Ecco perché oggi a Washington nessuno pare turbato, o preoccupato, per il colpo di stato militare. Obama, subito dopo la deposizione di Morsi, ha reso pubblico un comunicato scritto in cui si dice “profondamente preoccupato” e in cui chiede ai militari di “ripristinare velocemente un governo democratico”. Dopo quello stringato comunicato, il presidente non è più intervenuto. Sono intervenuti, al suo posto, diversi esponenti del Congresso, dove Morsi era particolarmente inviso. Il repubblicano Ed Royce e il democratico Eliot L. Engel, alla guida della Commissione Affari Esteri della Camera, hanno affermato che “una democrazia reale richiede inclusione, compromesso, rispetto per i diritti umani e delle minoranze, sottomissione alla legge.
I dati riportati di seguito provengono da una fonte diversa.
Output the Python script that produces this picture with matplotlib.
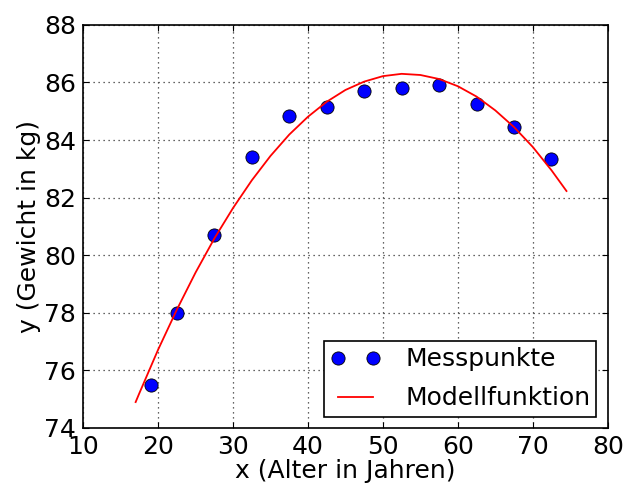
import matplotlib
matplotlib.use('Agg')
import matplotlib.pyplot as plt

# Messpunkte (Alter, Gewicht)
alter = [19, 22.5, 27.5, 32.5, 37.5, 42.5, 47.5, 52.5, 57.5, 62.5, 67.5, 72.5]
gewicht = [75.5, 78.0, 80.7, 83.4, 84.85, 85.15, 85.7, 85.8, 85.9, 85.25, 84.45, 83.35]

# Modellfunktion
x_modell = [17, 17.5, 20, 22.5, 25, 27.5, 30, 32.5, 35, 37.5, 40, 42.5, 45, 47.5,
            50, 52.5, 55, 57.5, 60, 62.5, 65, 67.5, 70, 72.5, 74.5]
y_modell = [74.9, 75.21, 76.72, 78.11, 79.4, 80.58, 81.64, 82.6, 83.45, 84.19, 84.81,
            85.33, 85.74, 86.03, 86.22, 86.3, 86.26, 86.12, 85.87, 85.51, 85.03,
            84.45, 83.76, 82.95, 82.23]

plt.rcParams['font.family'] = 'DejaVu Sans'
plt.rcParams['font.size'] = 18

fig = plt.figure(figsize=(6.35, 4.88), dpi=100)
ax = fig.add_axes([0.131, 0.123, 0.826, 0.826])

ax.plot(alter, gewicht, 'o', color='blue', markeredgecolor='black', markeredgewidth=0.6,
        markersize=9.5, label='Messpunkte')
ax.plot(x_modell, y_modell, '-', color='red', linewidth=1.3, label='Modellfunktion')

ax.set_xlim(10, 80)
ax.set_ylim(74, 88)
ax.set_xticks(range(10, 81, 10))
ax.set_yticks(range(74, 89, 2))
ax.grid(True, color='#333333', linestyle=(0, (1, 3)), linewidth=0.9)
ax.tick_params(direction='in', top=True, right=True, length=4, labelsize=18, pad=5)
for s in ax.spines.values():
    s.set_linewidth(1.2)

ax.set_xlabel('x (Alter in Jahren)', fontsize=18, labelpad=0)
ax.set_ylabel('y (Gewicht in kg)', fontsize=18, labelpad=2)

leg = ax.legend(loc='lower right', numpoints=2, fancybox=False, framealpha=1,
                edgecolor='black', fontsize=18, borderaxespad=0.45, handlelength=2.0,
                borderpad=0.25, labelspacing=0.6, handletextpad=1.0)
leg.get_frame().set_linewidth(1.2)

fig.savefig('out.png', dpi=100)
Morsi e il suo circolo non hanno abbracciato nessuno di questi principi e hanno invece scelto di consolidare il loro potere e governare per decreto”. Più sfumato ma comunque molto chiaro il commento di un altro deputato democratico, Gerald E. Connoly, che ha spiegato che “molti di noi sono a disagio con l’idea di un intervento militare che rovescia un governo eletto democraticamente, ma c’è anche parecchio sollievo per l’uscita di scena di Morsi”.
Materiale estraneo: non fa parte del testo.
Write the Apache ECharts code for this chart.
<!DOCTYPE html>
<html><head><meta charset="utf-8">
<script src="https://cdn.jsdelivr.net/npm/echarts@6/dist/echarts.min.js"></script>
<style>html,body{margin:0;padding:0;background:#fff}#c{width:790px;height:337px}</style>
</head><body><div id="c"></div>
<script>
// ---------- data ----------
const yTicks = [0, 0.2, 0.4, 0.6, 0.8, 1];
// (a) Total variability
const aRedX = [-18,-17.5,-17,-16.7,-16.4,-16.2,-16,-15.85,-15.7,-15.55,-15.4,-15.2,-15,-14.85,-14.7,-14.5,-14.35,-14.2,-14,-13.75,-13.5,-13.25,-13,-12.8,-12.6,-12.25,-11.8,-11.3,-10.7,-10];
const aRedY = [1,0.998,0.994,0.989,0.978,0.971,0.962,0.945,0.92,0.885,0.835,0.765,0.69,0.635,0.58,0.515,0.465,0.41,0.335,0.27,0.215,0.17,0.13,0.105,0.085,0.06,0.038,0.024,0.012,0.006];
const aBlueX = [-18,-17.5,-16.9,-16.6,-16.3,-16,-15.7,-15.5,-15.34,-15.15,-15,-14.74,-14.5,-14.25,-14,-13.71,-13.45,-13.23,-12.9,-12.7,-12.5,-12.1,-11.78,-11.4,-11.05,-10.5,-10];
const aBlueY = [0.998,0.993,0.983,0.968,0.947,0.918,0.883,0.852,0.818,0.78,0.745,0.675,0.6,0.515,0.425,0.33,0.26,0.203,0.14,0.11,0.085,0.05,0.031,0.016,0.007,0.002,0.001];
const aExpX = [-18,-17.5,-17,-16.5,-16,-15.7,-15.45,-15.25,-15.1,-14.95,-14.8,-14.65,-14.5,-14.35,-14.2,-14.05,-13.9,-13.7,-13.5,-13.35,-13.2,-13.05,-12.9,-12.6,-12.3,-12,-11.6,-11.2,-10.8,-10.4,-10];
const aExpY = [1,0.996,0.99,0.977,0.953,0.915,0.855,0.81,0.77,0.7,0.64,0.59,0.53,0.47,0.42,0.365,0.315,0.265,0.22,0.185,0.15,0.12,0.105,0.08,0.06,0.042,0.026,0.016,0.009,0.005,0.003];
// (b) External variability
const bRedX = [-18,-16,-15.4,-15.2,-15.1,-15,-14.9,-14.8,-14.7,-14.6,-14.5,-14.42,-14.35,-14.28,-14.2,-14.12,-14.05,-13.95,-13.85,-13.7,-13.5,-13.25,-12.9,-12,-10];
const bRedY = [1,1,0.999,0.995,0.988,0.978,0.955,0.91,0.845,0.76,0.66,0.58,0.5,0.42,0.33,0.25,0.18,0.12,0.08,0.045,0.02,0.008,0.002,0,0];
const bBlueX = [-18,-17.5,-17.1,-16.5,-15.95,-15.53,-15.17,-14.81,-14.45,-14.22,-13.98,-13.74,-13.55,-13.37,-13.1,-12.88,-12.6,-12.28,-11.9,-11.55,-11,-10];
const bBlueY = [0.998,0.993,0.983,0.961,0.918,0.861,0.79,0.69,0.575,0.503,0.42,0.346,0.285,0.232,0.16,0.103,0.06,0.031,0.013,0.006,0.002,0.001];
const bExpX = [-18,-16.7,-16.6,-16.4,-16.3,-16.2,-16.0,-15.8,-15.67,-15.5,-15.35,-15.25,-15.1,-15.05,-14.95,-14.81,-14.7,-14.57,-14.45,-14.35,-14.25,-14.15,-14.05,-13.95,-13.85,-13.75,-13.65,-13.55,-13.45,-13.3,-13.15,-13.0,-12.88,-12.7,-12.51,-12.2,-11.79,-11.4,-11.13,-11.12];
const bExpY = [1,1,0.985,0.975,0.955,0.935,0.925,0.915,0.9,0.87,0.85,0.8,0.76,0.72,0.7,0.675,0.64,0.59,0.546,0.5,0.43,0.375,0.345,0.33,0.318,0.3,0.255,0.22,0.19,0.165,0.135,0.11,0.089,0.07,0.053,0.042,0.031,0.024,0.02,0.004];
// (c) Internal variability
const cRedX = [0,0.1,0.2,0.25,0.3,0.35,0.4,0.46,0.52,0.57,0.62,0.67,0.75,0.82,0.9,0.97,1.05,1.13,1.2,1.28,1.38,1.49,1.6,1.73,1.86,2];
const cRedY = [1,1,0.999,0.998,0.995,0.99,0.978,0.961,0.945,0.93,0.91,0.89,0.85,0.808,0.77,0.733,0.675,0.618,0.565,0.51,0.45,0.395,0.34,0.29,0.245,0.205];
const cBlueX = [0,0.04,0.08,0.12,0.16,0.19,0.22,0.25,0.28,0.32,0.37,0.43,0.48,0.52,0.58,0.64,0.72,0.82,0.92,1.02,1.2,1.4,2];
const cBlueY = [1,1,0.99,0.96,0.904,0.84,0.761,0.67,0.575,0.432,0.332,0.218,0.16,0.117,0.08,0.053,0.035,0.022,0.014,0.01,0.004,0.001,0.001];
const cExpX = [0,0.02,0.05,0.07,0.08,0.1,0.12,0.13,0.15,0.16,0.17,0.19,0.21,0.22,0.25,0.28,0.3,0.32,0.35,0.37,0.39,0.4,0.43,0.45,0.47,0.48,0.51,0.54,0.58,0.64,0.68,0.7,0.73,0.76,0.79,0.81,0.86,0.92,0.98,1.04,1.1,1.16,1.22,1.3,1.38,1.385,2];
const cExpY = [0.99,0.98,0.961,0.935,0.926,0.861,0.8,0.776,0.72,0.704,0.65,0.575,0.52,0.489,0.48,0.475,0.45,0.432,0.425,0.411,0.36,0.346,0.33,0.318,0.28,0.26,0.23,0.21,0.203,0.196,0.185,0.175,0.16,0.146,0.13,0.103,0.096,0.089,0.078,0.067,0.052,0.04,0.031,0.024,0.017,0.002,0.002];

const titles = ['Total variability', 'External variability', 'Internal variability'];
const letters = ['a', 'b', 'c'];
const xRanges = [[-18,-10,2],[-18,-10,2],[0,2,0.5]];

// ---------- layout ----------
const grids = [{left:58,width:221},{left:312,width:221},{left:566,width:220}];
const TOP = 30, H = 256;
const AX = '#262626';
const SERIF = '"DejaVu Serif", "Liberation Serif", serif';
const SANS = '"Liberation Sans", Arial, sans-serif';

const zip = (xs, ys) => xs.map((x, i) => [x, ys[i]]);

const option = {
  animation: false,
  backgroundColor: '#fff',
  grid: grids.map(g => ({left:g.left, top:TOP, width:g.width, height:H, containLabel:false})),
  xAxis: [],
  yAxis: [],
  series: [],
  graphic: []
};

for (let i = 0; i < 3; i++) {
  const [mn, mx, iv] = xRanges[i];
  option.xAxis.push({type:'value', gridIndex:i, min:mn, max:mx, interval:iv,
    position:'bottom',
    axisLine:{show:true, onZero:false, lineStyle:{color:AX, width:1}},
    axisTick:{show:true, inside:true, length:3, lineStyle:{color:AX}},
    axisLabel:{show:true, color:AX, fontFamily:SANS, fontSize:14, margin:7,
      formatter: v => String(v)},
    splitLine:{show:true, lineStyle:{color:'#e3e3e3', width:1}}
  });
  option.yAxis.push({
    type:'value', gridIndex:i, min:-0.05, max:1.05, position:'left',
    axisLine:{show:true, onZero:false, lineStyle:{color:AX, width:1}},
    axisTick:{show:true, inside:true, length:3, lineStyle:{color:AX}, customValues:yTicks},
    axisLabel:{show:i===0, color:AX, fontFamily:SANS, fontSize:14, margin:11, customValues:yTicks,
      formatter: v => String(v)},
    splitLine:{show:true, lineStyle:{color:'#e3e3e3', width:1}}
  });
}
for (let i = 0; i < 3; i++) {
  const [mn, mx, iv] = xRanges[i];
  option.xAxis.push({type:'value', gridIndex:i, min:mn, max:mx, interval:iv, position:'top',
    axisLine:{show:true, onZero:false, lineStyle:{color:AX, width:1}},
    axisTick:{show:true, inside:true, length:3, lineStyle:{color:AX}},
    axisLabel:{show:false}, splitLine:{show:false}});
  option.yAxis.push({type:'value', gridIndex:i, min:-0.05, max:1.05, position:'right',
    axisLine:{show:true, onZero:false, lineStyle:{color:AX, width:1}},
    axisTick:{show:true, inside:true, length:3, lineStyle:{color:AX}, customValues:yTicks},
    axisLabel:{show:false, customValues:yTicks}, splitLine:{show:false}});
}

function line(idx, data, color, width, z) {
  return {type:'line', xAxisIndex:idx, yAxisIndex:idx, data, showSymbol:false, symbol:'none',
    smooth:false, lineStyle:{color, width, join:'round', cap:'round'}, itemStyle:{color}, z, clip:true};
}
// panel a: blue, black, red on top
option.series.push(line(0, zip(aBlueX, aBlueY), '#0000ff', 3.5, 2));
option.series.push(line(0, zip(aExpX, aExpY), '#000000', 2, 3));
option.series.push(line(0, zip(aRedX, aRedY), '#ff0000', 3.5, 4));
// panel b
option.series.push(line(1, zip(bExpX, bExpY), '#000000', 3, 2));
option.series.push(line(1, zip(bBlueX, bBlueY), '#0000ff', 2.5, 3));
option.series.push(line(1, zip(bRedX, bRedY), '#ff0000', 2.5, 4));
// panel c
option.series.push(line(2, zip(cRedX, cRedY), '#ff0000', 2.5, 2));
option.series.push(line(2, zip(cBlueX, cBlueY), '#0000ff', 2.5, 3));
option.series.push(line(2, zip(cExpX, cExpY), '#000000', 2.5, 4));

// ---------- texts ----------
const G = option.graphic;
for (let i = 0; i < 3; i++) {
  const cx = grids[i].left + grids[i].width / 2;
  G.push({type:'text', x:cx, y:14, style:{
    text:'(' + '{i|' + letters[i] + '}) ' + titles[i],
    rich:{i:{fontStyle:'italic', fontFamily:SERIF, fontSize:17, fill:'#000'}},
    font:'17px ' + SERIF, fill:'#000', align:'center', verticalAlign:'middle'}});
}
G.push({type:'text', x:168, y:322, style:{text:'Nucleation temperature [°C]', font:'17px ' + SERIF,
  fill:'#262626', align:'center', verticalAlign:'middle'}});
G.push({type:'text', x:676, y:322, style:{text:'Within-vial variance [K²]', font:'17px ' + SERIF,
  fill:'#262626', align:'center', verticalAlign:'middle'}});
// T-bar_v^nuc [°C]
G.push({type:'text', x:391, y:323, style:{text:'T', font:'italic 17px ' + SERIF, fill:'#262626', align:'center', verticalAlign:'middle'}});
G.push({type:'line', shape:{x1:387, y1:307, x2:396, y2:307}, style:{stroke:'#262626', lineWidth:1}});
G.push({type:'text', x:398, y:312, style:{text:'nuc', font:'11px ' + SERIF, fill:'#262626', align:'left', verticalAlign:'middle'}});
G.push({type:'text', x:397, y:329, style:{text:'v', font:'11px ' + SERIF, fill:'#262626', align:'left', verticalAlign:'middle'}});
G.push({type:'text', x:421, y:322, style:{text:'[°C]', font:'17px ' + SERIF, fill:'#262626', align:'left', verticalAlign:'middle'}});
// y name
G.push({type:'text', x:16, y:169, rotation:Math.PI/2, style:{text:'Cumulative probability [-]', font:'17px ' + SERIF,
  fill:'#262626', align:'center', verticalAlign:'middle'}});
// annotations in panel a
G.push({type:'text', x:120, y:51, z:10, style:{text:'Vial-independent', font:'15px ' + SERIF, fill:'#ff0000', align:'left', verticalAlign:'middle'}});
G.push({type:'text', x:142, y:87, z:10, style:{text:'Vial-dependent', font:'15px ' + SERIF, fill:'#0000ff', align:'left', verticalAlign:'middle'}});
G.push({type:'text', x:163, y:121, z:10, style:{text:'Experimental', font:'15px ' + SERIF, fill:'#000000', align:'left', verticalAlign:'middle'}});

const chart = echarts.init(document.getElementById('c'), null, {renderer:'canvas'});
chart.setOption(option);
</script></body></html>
“Sollievo” è in effetti, al di là delle dichiarazioni ufficiali e del ruolo che l’amministrazione USA sta svolgendo dietro le quinte, il sentimento più diffuso in queste ore a Washington nei confronti della crisi egiziana. Il problema è ora quello del passaggio veloce a un almeno apparente governo democratico – per questo Washington vede di buon occhio la nomina per ora congelata per il no dei partiti islamici del filo-occidentale Mohamed El Baradei alla carica di primo ministro ad interim – e l’ammorbidimento delle misure eccessivamente repressive nei confronti dei Fratelli Musulmani – ciò che potrebbe infiammare ulteriormente la situazione. Detto questo, Washington è sollevata dalla fine politica di Morsi. Anche perché – e questo porta al secondo ordine di considerazioni che spiega l’atteggiamento americano di queste ore – l’Egitto non è più per Washington un alleato fondamentale. Altri attori e altri Paesi giocano a questo punto il ruolo regionale che sino a qualche tempo fa era ricoperto dal Cairo: la Turchia, l’Arabia Saudita, l’Iran, persino il Qatar. Il governo egiziano è dunque rimasto centrale soprattutto per un aspetto: quello dei rapporti con Israele. Il Cairo è fondamentale perché garantisce una certa stabilità e sicurezza nei rapporti con l’alleato israeliano. L’amministrazione Obama ritiene che questi rapporti verranno salvaguardati da un futuro governo egiziano, sotto la tutela dei militari, e tanto basta. Il miliardo e mezzo di dollari in aiuti che Washington fornisce al Cairo ogni anno dovrebbe, a giudizio dell’amministrazione USA, stabilizzare ulteriormente la situazione e far rientrare eventuali pericoli di guerra civile per le strade del Cairo e delle altre città egiziane.